Más curiosa todavía resulta una propaganda de la celebérrima
casa Avanti publicada en la igualmente famosa revista Caras y Caretas durante el año 1928. En ella (que ya ha sido
posteada aquí hace mucho tiempo) apreciamos el consejo del fabricante respecto
a la guarda de los paquetes en un sitio “bien seco” con el fin de disponer, en
cualquier momento, de un cigarro capaz de
dar satisfacción absoluta en materia de fumar.
El toscano italiano actual es tan seco como en sus viejas
épocas (3), aunque existe una corriente de opinión que sostiene la teoría del
“perfeccionamiento” del sabor cuando se
lo guarda en humidores y se lo consume con cierto grado de esponjosidad. No adhiero
a ese criterio de clara influencia habanófila y modernista, más preocupada por
las modas que por el verdadero espíritu del producto. En lo que a este blog
concierne, el toscano debe nacer seco y morir seco, tal cual ha sido siempre
por obra y gracia de las generaciones que lo fabricaron y fumaron durante los
últimos dos siglos.
Notas:
(1) Nunca dejamos de aclararlo, no obstante haberlo hecho en
más de una oportunidad: en Italia se ahúman las hojas de tabaco mucho antes del
armado de los cigarros.
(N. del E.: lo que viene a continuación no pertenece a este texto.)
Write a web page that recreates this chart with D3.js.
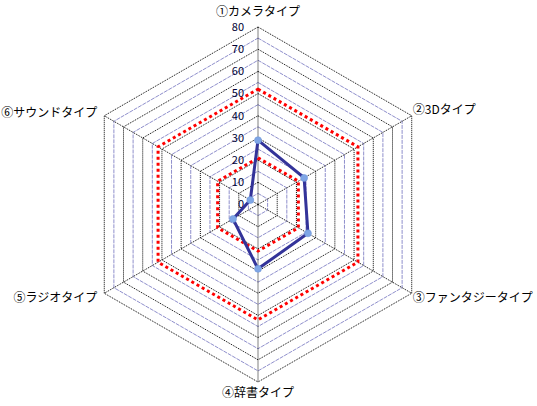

En la Argentina, lo que se curaba con humo eran los
toscanos terminados.
(2) En la fábrica Luchador
aún se conserva la habitación de ladrillo interior a la vista que hacía las
veces de estufa, en la cual se puede observar claramente la marca oscura dejada
por el humo y el calor las brasas a través de los años. Según nos comentaba
Heraldo Zenobi, la práctica en cuestión era sumamente engorrosa y fue
abandonada definitivamente a comienzos de los años sesenta.
(3) En el ámbito local de nuestros días, las dos únicas
fábricas existentes los presentan en versiones diametralmente opuestas: bien secos
(Luchador) y húmedos (Avanti, Caburitos, Puntanitos). No obstante, estos
últimos tienden a secarse con el paso de las semanas.